Sometimes dogs will develop stones when eating a diet that is too high in carbohydrates. Many bagged dog foods use filler carbs like grains to make their product last longer and look bigger. The problem with this is that excessive grains are not really a natural part of a canine's supper. After a long time of eating them, these carbs will mess with your pup's acid levels and bladder stones may form. To stop this from happening, some vets recommend special food that is low in protein, phosphorus and magnesium. However, it seems like a diet based on meats may be the best option to prevent problems. Dogs bodies are made for meat, and this natural protein keeps urine acidic. Most stones will not grow in an acidic environment, saving your pup a lot of pain! Another main way to prevent these stones from taking shape is to encourage your dog to drink lots of water. Hydration is super effective for flushing out small crystals from a canine's bladder.


Genetics play a part when it comes to the chances your pupper will get bladder stones during their life.
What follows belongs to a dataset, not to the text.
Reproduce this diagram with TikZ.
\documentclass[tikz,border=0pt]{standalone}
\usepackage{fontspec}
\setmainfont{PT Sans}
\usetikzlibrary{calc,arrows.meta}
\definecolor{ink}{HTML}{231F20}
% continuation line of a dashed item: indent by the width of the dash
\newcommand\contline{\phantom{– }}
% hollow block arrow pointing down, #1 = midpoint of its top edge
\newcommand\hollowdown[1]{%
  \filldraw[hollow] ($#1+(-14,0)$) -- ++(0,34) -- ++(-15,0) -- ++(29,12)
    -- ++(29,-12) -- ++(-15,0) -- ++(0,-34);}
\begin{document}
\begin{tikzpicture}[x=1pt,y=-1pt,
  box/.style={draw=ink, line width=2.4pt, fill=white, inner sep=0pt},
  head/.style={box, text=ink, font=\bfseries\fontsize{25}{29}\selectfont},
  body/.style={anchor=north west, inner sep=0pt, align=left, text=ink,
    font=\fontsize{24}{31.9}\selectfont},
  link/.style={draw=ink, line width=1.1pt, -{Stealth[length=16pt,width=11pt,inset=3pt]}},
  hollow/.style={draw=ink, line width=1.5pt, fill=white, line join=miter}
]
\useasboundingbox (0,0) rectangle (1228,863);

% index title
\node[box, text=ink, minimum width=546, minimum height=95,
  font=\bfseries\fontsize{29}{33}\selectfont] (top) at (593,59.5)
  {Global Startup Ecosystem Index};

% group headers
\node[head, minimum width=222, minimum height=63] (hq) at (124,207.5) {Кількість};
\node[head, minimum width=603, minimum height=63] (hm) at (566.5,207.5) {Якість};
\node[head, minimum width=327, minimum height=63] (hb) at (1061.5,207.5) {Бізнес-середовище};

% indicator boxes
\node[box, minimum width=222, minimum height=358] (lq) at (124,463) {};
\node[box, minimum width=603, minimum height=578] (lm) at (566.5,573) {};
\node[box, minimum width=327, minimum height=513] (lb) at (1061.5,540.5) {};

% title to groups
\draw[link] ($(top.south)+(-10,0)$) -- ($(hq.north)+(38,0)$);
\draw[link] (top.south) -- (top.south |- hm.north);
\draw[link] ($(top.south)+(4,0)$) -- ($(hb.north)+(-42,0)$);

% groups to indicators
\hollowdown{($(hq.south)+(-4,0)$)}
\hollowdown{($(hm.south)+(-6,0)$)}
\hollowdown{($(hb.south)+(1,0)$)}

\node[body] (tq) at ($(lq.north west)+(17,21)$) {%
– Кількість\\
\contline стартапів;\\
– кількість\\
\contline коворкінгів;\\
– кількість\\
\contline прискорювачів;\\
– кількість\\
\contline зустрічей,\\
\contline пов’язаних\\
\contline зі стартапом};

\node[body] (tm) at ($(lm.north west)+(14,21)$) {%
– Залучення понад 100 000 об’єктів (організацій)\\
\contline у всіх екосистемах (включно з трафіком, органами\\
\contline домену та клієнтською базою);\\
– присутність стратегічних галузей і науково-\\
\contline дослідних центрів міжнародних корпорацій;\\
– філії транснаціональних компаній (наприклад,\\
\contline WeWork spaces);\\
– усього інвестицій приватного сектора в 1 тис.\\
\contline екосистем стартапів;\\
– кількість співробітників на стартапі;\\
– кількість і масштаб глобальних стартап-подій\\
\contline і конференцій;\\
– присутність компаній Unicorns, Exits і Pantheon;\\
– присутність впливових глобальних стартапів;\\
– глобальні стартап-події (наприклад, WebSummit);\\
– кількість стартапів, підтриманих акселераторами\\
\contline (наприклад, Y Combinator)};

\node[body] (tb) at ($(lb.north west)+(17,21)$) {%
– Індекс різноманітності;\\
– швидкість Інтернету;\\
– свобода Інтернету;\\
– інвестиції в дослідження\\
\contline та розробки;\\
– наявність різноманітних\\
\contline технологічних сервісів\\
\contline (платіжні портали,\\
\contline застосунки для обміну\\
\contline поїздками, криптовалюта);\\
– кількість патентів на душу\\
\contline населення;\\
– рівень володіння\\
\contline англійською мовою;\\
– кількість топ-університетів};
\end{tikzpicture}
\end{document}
Certain breeds are more susceptible to bladder problems than others. The mini breeds seem to grow pee pebbles more than their larger cousins. Yorkies, Shih Tzus and Bichon Frisés are all on the list of the breeds most often affected. If you're looking to stay away from bladder stones, you could choose a breed less prone to the problem, but that is a little extreme. Many teeny-tiny dogs live long, happy lives if their owners stay on top of things. Learn to look for early symptoms and alert your vet to the possibility of bladder problems. It is also advantageous to feed your pooch a high quality diet made of canine-friendly items that at least mimic what a dog would eat in the wild. This is sometimes overlooked in the small breeds, but raw diets work just as well in the wee barkers.

Importance of Prevention

A stitch in time saves nine! While it may be a bit of extra work in the now, future-you will be glad that you put in the time to keep your fur-baby healthier in the long haul. Bladder stones cause so much pain in the unlucky pups that suffer from them. No dog owner wants to see their barky buddy hurting! And if stones get big enough, they can eventually dislodge and block the exit of the bladder. This is a life-threatening, medical emergency that at the very least will require surgery and a big, fat bill. At the worst, bladder stones do have the capability of taking your dog's life. How much better it is to address them before a problem ever develops?!

An Issue Worth Avoiding

So, you know now what a bladder stone is, how it comes to be and what you can do about it. If you're a small-breed owner, there's a bigger chance that you'll have to deal with them. Long-lasting UTIs can definitely cause stones to form, and should be treated as soon as possible. Diet also plays a major role, so stick with food that is great quality and fit for the canine species. Bladder stones are generally treatable, but can lead to unneeded suffering on your pooch's part. Why not take action now so they never become an issue?